Ok, so about the people who don't want kids:
Where do you think you'll see yourself in 20, 30 years? When you're 50 or 60 or something. Will you still be having the wild lifestyle you're enjoying now? Going out, meeting people? Having unlimited, unprotected, hot steaming SEX? No. So what will you have left? Nothing. Your husband/wife will be old and unattractive, you can't make friends easily.
I'm a hair from 30, and my fiance turns 39 this weekend. My wild, no offspring lifestyle means sleeping late occasionally on weekends, a lot of birdwatching, reading books and playing games in the evening, and cooking up good food in my kitchen. My near-term aspirations after my wedding in a couple of weeks are to repaint a few rooms of my house, find a regular bridge partner to get back into the ACBL duplicate matchpoint scene (even if it means tracking down an old buddy and playing online), shoring up my baking capabilities, buying some stupid expensive sim gaming PC accessories and playing some PC sims, and reading some mythology and history books that were recommended to me by a friend.

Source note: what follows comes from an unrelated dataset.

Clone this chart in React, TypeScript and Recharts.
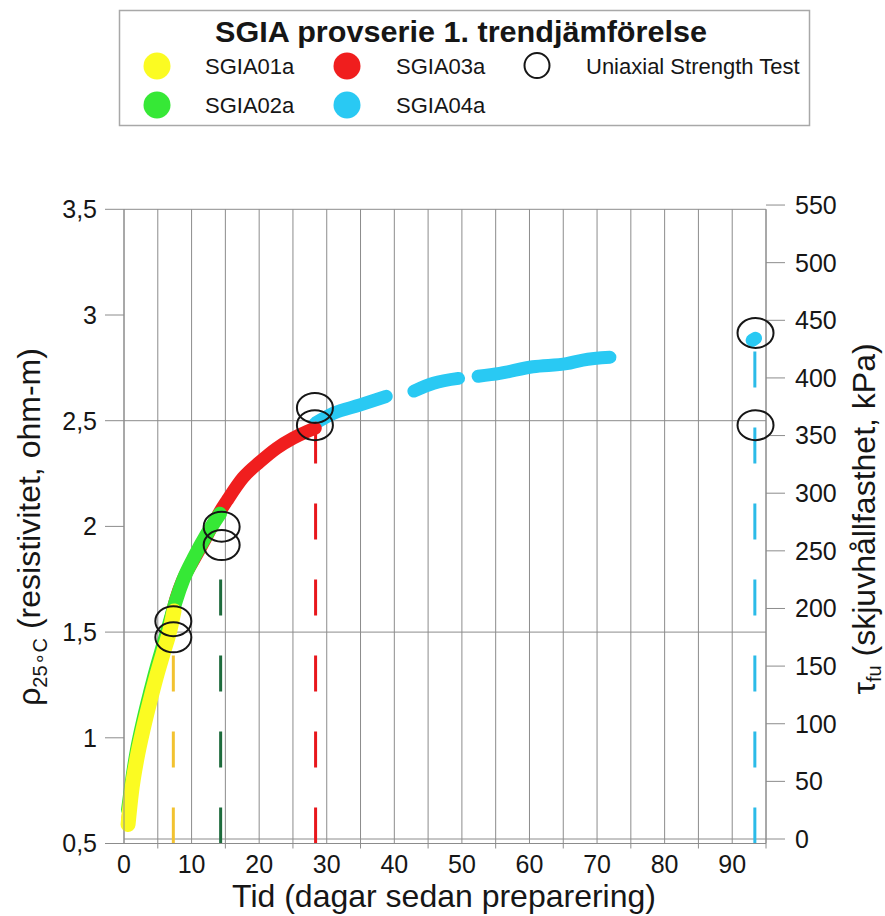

Not everyone who doesn't want kids lives an action packed life. I'm extremely domesticated, as you can see, but I don't want kids because it would get in the way of all those things, which I view as more important than childrearing. My fiance has equally unambitious-but important to her-aspirations.
But if you made some babies, you would have these loving people that you would call your son or daughter. And they will nearly always cuddle up to you and say
I love you mommy/daddy 
Come the fuck on.
Once you are 50 or 60, those kids will be one of three things:
1) Living on their own, and, given our highly mobile and busy culture, you might talk on the phone with them every week or so and see them two or three times a year at most.
2) They are semi-successful, and live in your hometown because they went to college there and found a job there. You see them quite often.
3) They are failures and are still "finding their way", and you get to deal with them still living in your house after all these years.
The cuddle up years stop at like eight or nine, tops, btw. Soon after that they want as little to do with you as possible for a good decade before you can reform working relations again when they get into their twenties.
What is important and vital in life to some people isn't so important and vital to others. The different reactions, one way or another, in this thread is definitely proof of that.